Tal como definiera Julio Ramón Ribeyro la novela, este poemario lo constituyen fragmentos prescindibles, pero que dan como resultado un todo imprescindible. Manuel Fernández (Lima, 1976), se propone en este su esperado primer libro reconstruir una época de la convulsiva historia peruana reciente y, al mismo tiempo, rastrear las señas de sí mismo como producto también de aquella cadena de zozobrantes -aunque no menos aletargadísimas- encrucijadas. Es decir, felizmente no hace mera y comercial literatura de la violencia, tópico con el que se ganan mala o buenamente la vida -según cuál sea y dónde se ubique la institución académica para la que trabajan- hoy por hoy los profesores (y no pocas veces también voluntariosos poetas o narradores) universitarios. Nada de esta agenda teórica oportunista y políticamente correcta; urdida, claro está, desde centros metropolitanos para sus ya taimados agentes o aquellos aún en vías de serlo: “Disposición de los espejos en el cuarto de la lavandería./ Razonamiento hegeliano y la especulación política propia de toda novela/ latinoamericana” (58).
Los hechos se ubican a partir del contexto de la peculiar revolución militar de octubre de 1968, llevada a cabo por el izquierdista general Juan Velazco Alvarado, hasta el presente; es decir, envuelven la vida de los padres del poeta, de los allegados, de los ciudadanos todos -mayormente de a pie- atrapados en medio de la recalcitrante cotidianeidad de un barrio popular limeño: “Amanece otra vez/ sobre los lomos de los viejos// camiones de basura:/ la lentitud de su belleza/ en la mañana nueva// los borrachos orinan a escondidas/ porque ayer se llevaron a uno y le patearon el estómago y nunca un/ hombre había tenido que llorar como un niño para que lo traten como a un/ hombre/ ¿cosas así pasaban en Lima?/ (CARDENALES, GENERALES, DAMAS GORDAS)/ sobre cada ventana las macetas se iluminan con los restos de la noche/ y pedazos de botellas sobre la acera caliente bostezan solitarias/ mejor nos quedamos bajo las sábanas.” (“Escenarios para puentes -1972-“).
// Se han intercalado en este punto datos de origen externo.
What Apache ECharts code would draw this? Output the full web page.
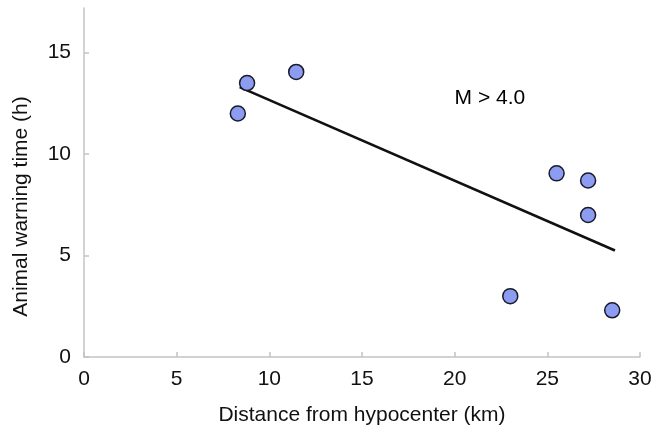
<!DOCTYPE html>
<html>
<head>
<meta charset="utf-8">
<script src="https://cdn.jsdelivr.net/npm/echarts@6/dist/echarts.min.js"></script>
<style>html,body{margin:0;padding:0;background:#fff}#c{width:665px;height:431px}</style>
</head>
<body>
<div id="c"></div>
<script>
const distanceKm = [8.8, 11.45, 8.3, 25.5, 27.2, 27.2, 23.0, 28.5];
const warningH   = [13.5, 14.05, 12.0, 9.05, 8.7, 7.0, 3.0, 2.3];
const fitX = [8.4, 28.65];
const fitY = [13.3, 5.25];
const xTicks = [0, 5, 10, 15, 20, 25, 30];
const yTicks = [0, 5, 10, 15];
const annotationText = 'M > 4.0';
const annotationPos = [21.9, 12.75];

const chart = echarts.init(document.getElementById('c'), null, {renderer: 'canvas'});
const font = '"Liberation Sans", Arial, sans-serif';
const axisColor = '#c4c4c4';
chart.setOption({
  animation: false,
  grid: {left: 84, right: 25, top: 8, bottom: 71, containLabel: false},
  xAxis: {
    type: 'value', min: 0, max: 30, interval: 5,
    name: 'Distance from hypocenter (km)', nameLocation: 'middle', nameGap: 48,
    nameTextStyle: {fontFamily: font, fontSize: 21, color: '#111'},
    axisLine: {show: true, lineStyle: {color: axisColor, width: 1.5}},
    axisTick: {show: true, inside: true, length: 5, lineStyle: {color: axisColor, width: 1.5}, customValues: xTicks},
    axisLabel: {fontFamily: font, fontSize: 21, color: '#111', margin: 12, customValues: xTicks},
    splitLine: {show: false}
  },
  yAxis: {
    type: 'value', min: 0, max: 17.2,
    name: 'Animal warning time (h)', nameLocation: 'middle', nameGap: 52, nameRotate: 90,
    nameTextStyle: {fontFamily: font, fontSize: 21, color: '#111', padding: [0, 48, 0, 0]},
    axisLine: {show: true, lineStyle: {color: axisColor, width: 1.5}},
    axisTick: {show: true, inside: true, length: 5, lineStyle: {color: axisColor, width: 1.5}, customValues: yTicks},
    axisLabel: {fontFamily: font, fontSize: 21, color: '#111', margin: 13, customValues: yTicks},
    splitLine: {show: false}
  },
  series: [
    {
      type: 'line',
      data: fitX.map((x, i) => [x, fitY[i]]),
      symbol: 'none',
      lineStyle: {color: '#111', width: 2.6},
      z: 2
    },
    {
      type: 'scatter',
      data: distanceKm.map((x, i) => [x, warningH[i]]),
      symbolSize: 15,
      itemStyle: {color: '#8c9cf0', borderColor: '#1a1a2a', borderWidth: 1.5, opacity: 1},
      z: 3
    },
    {
      type: 'scatter',
      data: [annotationPos],
      symbolSize: 0,
      silent: true,
      itemStyle: {opacity: 1},
      label: {show: true, position: 'inside', formatter: annotationText, fontFamily: font, fontSize: 21, color: '#000', opacity: 1},
      z: 4
    }
  ]
});
</script>
</body>
</html>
Obviamente, nuestra mención de Julio Ramón Ribeyro no es inocente, el texto de Manuel Fernández exhuma también semejante “tentación del fracaso”; aunque existen otras citas u homenajes de literaturas, digamos, más vitales o frescas: Luis Hernández Camarero, Jorge E. Eielson, Enrique Verástegui o Charly García; para no referirnos a la intertextualidad propiamente cultista que nuestro poeta ventila también, de modo simultáneo, con muy buen criterio. Así, registro naive y culto se hermanan algunas veces produciendo versos de compleja reverberación: “UNA JIRAFA DUERME/ en mi cama// su cabeza llega/ por el pasillo/ hasta la sala.// En mi cama/ una jirafa duerme/ y yo pienso/ -en alto también-/ las cosas que no/ alcanzo” (“El -marzo de 1992-“). Y quizá sea esta complejidad, mezcla de inmediatismo de la dicción y modulación de una tradición nunca muerta, lo que otorga particular atractivo a esta poesía; amalgama que, ya a otros niveles, delata asimismo la convivencia entre dato sensorial y talante reflexivo, apunte dramático y gesto lúdico, culto por el versículo y el verso minimalista del atento lector/ autor que es este joven poeta. Mas, en general, pensamos que falta investigar en torno a la más adecuada edición o formato de sus versos en un futuro libro; la actual luce demasiado trajinada (moldes que, para el mundo hispano, vienen de la adaptación masiva del verso proyectivo anglosajón desde los años 60). Además, acaso sería interesante templara un poco más las cuerdas de su vihuela y nos regalara un poco más de sí mismo; es decir, a alguien menos velado por la literatura (primicias de esto ya constan en Octubre), a alguien más osado entre los ruidos ciertos de su ciudad natal. El doctor Lu (del verso que cierra este volumen) no tiene por qué tener la última palabra.